■ **Collected data**
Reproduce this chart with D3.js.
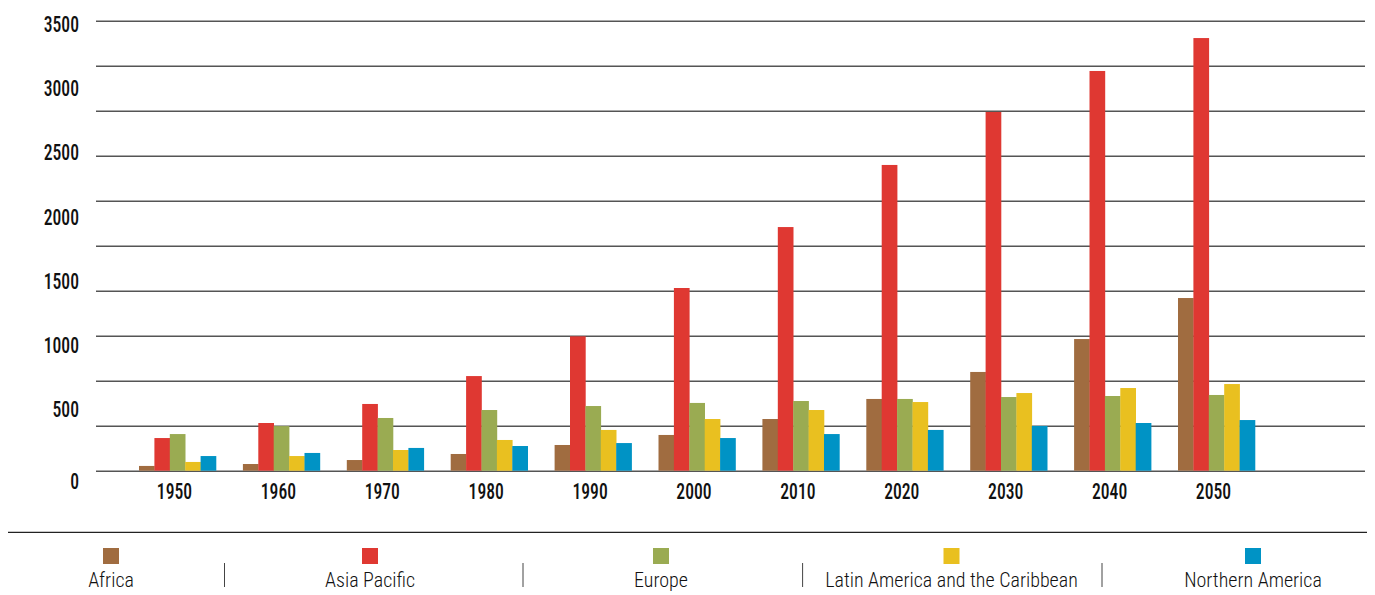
<!DOCTYPE html>
<html>
<head>
<meta charset="utf-8">
<script src="https://cdn.jsdelivr.net/npm/d3@7"></script>
<style>
  html, body { margin: 0; padding: 0; background: #ffffff; }
  svg { display: block; }
</style>
</head>
<body>
<svg id="chart" width="1375" height="595"></svg>
<script>
// ---- data ----
const years = [1950, 1960, 1970, 1980, 1990, 2000, 2010, 2020, 2030, 2040, 2050];
const seriesNames = ["Africa", "Asia Pacific", "Europe", "Latin America and the Caribbean", "Northern America"];
const africa   = [37, 52, 83, 130, 200, 278, 402, 558, 768, 1024, 1343];
const asiaPac  = [254, 371, 519, 736, 1045, 1421, 1895, 2378, 2790, 3109, 3365];
const europe   = [285, 347, 410, 472, 503, 527, 542, 558, 573, 581, 589];
const latAm    = [68, 114, 161, 239, 317, 402, 472, 534, 604, 643, 674];
const northAm  = [114, 138, 177, 192, 215, 254, 285, 317, 348, 371, 394];
const yTickLabels = [0, 500, 1000, 1500, 2000, 2500, 3000, 3500];
const gridValues = d3.range(0, 3501, 350);
const colors = ["#a06c40", "#df3832", "#9aab52", "#e9c020", "#0093c5"];

const seriesValues = [africa, asiaPac, europe, latAm, northAm];
const rows = years.map((yr, i) => ({ year: yr, values: seriesNames.map((s, k) => ({ key: s, value: seriesValues[k][i] })) }));

// ---- layout ----
const svg = d3.select("#chart");
const gridLeft = 96, gridRight = 1365;
const y = d3.scaleLinear().domain([0, 3500]).range([470.7, 20.7]);
const x = d3.scaleBand().domain(years).range([125.55, 1268.45]).paddingInner(0.259).paddingOuter(0.1295);
const xInner = d3.scaleBand().domain(seriesNames).range([0, x.bandwidth()]).padding(0);
const color = d3.scaleOrdinal().domain(seriesNames).range(colors);

const labelFont = "Roboto, 'Open Sans', sans-serif";

function styleAxisText(sel) {
  sel.attr("fill", "#111")
    .attr("transform", "scale(0.82,1)")
    .style("font-family", labelFont)
    .style("font-stretch", "condensed")
    .style("font-size", "21.5px")
    .style("font-weight", "500");
}

// grid lines
const grid = svg.append("g")
  .attr("transform", `translate(${gridLeft},0)`)
  .call(d3.axisLeft(y).tickValues(gridValues).tickSize(-(gridRight - gridLeft)).tickFormat(""));
grid.select(".domain").remove();
grid.selectAll(".tick line").attr("stroke", "#555").attr("stroke-width", 1.6);

// y labels
const yAx = svg.append("g")
  .attr("transform", "translate(79,0)")
  .call(d3.axisLeft(y).tickValues(yTickLabels).tickSize(0).tickPadding(0).tickFormat(d3.format("d")));
yAx.select(".domain").remove();
yAx.selectAll("text")
  .attr("x", 0)
  .attr("dy", null)
  .attr("y", d => d === 0 ? 17.5 : 10.5)
  .call(styleAxisText);

// bars
const groups = svg.append("g").selectAll("g")
  .data(rows).join("g")
  .attr("transform", d => `translate(${x(d.year)},0)`);
groups.selectAll("rect")
  .data(d => d.values).join("rect")
  .attr("x", d => xInner(d.key))
  .attr("width", xInner.bandwidth() + 0.3)
  .attr("y", d => y(d.value))
  .attr("height", d => y(0) - y(d.value))
  .attr("fill", d => color(d.key));

// x labels
const xAx = svg.append("g")
  .attr("transform", "translate(-3,0)")
  .call(d3.axisBottom(x).tickSize(0).tickPadding(0));
xAx.select(".domain").remove();
xAx.selectAll("text")
  .attr("dy", null)
  .attr("y", 499.5)
  .call(styleAxisText);

// legend
const legendY = 532.3;
svg.append("line")
  .attr("x1", 8).attr("x2", 1367).attr("y1", legendY).attr("y2", legendY)
  .attr("stroke", "#222").attr("stroke-width", 1.3);

const legendCenters = d3.scaleOrdinal().domain(seriesNames).range([111, 370, 661, 951.5, 1253]);
const separators = [224.5, 523, 802.6, 1102];

const leg = svg.append("g").selectAll("g").data(seriesNames).join("g")
  .attr("transform", d => `translate(${legendCenters(d)},0)`);
leg.append("rect")
  .attr("x", -8).attr("y", 548).attr("width", 16).attr("height", 16)
  .attr("fill", d => color(d));
leg.append("text")
  .attr("x", 0).attr("y", 587)
  .attr("text-anchor", "middle")
  .attr("fill", "#111")
  .style("font-family", labelFont)
  .style("font-stretch", "condensed")
  .style("font-size", "20px")
  .style("font-weight", "300")
  .text(d => d);

svg.append("g").selectAll("line").data(separators).join("line")
  .attr("x1", d => d).attr("x2", d => d)
  .attr("y1", 563).attr("y2", 587)
  .attr("stroke", "#444").attr("stroke-width", 1);
</script>
</body>
</html>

■ **Aim of the task**
Retype everything in the material word for word, minus pictures.

■ **The reply**
Reproduce this chart with D3.js.
<!DOCTYPE html>
<html>
<head>
<meta charset="utf-8">
<script src="https://cdn.jsdelivr.net/npm/d3@7"></script>
<style>
  html, body { margin: 0; padding: 0; background: #ffffff; }
  svg { display: block; }
</style>
</head>
<body>
<svg id="chart" width="1375" height="595"></svg>
<script>
// ---- data ----
const years = [1950, 1960, 1970, 1980, 1990, 2000, 2010, 2020, 2030, 2040, 2050];
const seriesNames = ["Africa", "Asia Pacific", "Europe", "Latin America and the Caribbean", "Northern America"];
const africa   = [37, 52, 83, 130, 200, 278, 402, 558, 768, 1024, 1343];
const asiaPac  = [254, 371, 519, 736, 1045, 1421, 1895, 2378, 2790, 3109, 3365];
const europe   = [285, 347, 410, 472, 503, 527, 542, 558, 573, 581, 589];
const latAm    = [68, 114, 161, 239, 317, 402, 472, 534, 604, 643, 674];
const northAm  = [114, 138, 177, 192, 215, 254, 285, 317, 348, 371, 394];
const yTickLabels = [0, 500, 1000, 1500, 2000, 2500, 3000, 3500];
const gridValues = d3.range(0, 3501, 350);
const colors = ["#a06c40", "#df3832", "#9aab52", "#e9c020", "#0093c5"];

const seriesValues = [africa, asiaPac, europe, latAm, northAm];
const rows = years.map((yr, i) => ({ year: yr, values: seriesNames.map((s, k) => ({ key: s, value: seriesValues[k][i] })) }));

// ---- layout ----
const svg = d3.select("#chart");
const gridLeft = 96, gridRight = 1365;
const y = d3.scaleLinear().domain([0, 3500]).range([470.7, 20.7]);
const x = d3.scaleBand().domain(years).range([125.55, 1268.45]).paddingInner(0.259).paddingOuter(0.1295);
const xInner = d3.scaleBand().domain(seriesNames).range([0, x.bandwidth()]).padding(0);
const color = d3.scaleOrdinal().domain(seriesNames).range(colors);

const labelFont = "Roboto, 'Open Sans', sans-serif";

function styleAxisText(sel) {
  sel.attr("fill", "#111")
    .attr("transform", "scale(0.82,1)")
    .style("font-family", labelFont)
    .style("font-stretch", "condensed")
    .style("font-size", "21.5px")
    .style("font-weight", "500");
}

// grid lines
const grid = svg.append("g")
  .attr("transform", `translate(${gridLeft},0)`)
  .call(d3.axisLeft(y).tickValues(gridValues).tickSize(-(gridRight - gridLeft)).tickFormat(""));
grid.select(".domain").remove();
grid.selectAll(".tick line").attr("stroke", "#555").attr("stroke-width", 1.6);

// y labels
const yAx = svg.append("g")
  .attr("transform", "translate(79,0)")
  .call(d3.axisLeft(y).tickValues(yTickLabels).tickSize(0).tickPadding(0).tickFormat(d3.format("d")));
yAx.select(".domain").remove();
yAx.selectAll("text")
  .attr("x", 0)
  .attr("dy", null)
  .attr("y", d => d === 0 ? 17.5 : 10.5)
  .call(styleAxisText);

// bars
const groups = svg.append("g").selectAll("g")
  .data(rows).join("g")
  .attr("transform", d => `translate(${x(d.year)},0)`);
groups.selectAll("rect")
  .data(d => d.values).join("rect")
  .attr("x", d => xInner(d.key))
  .attr("width", xInner.bandwidth() + 0.3)
  .attr("y", d => y(d.value))
  .attr("height", d => y(0) - y(d.value))
  .attr("fill", d => color(d.key));

// x labels
const xAx = svg.append("g")
  .attr("transform", "translate(-3,0)")
  .call(d3.axisBottom(x).tickSize(0).tickPadding(0));
xAx.select(".domain").remove();
xAx.selectAll("text")
  .attr("dy", null)
  .attr("y", 499.5)
  .call(styleAxisText);

// legend
const legendY = 532.3;
svg.append("line")
  .attr("x1", 8).attr("x2", 1367).attr("y1", legendY).attr("y2", legendY)
  .attr("stroke", "#222").attr("stroke-width", 1.3);

const legendCenters = d3.scaleOrdinal().domain(seriesNames).range([111, 370, 661, 951.5, 1253]);
const separators = [224.5, 523, 802.6, 1102];

const leg = svg.append("g").selectAll("g").data(seriesNames).join("g")
  .attr("transform", d => `translate(${legendCenters(d)},0)`);
leg.append("rect")
  .attr("x", -8).attr("y", 548).attr("width", 16).attr("height", 16)
  .attr("fill", d => color(d));
leg.append("text")
  .attr("x", 0).attr("y", 587)
  .attr("text-anchor", "middle")
  .attr("fill", "#111")
  .style("font-family", labelFont)
  .style("font-stretch", "condensed")
  .style("font-size", "20px")
  .style("font-weight", "300")
  .text(d => d);

svg.append("g").selectAll("line").data(separators).join("line")
  .attr("x1", d => d).attr("x2", d => d)
  .attr("y1", 563).attr("y2", 587)
  .attr("stroke", "#444").attr("stroke-width", 1);
</script>
</body>
</html>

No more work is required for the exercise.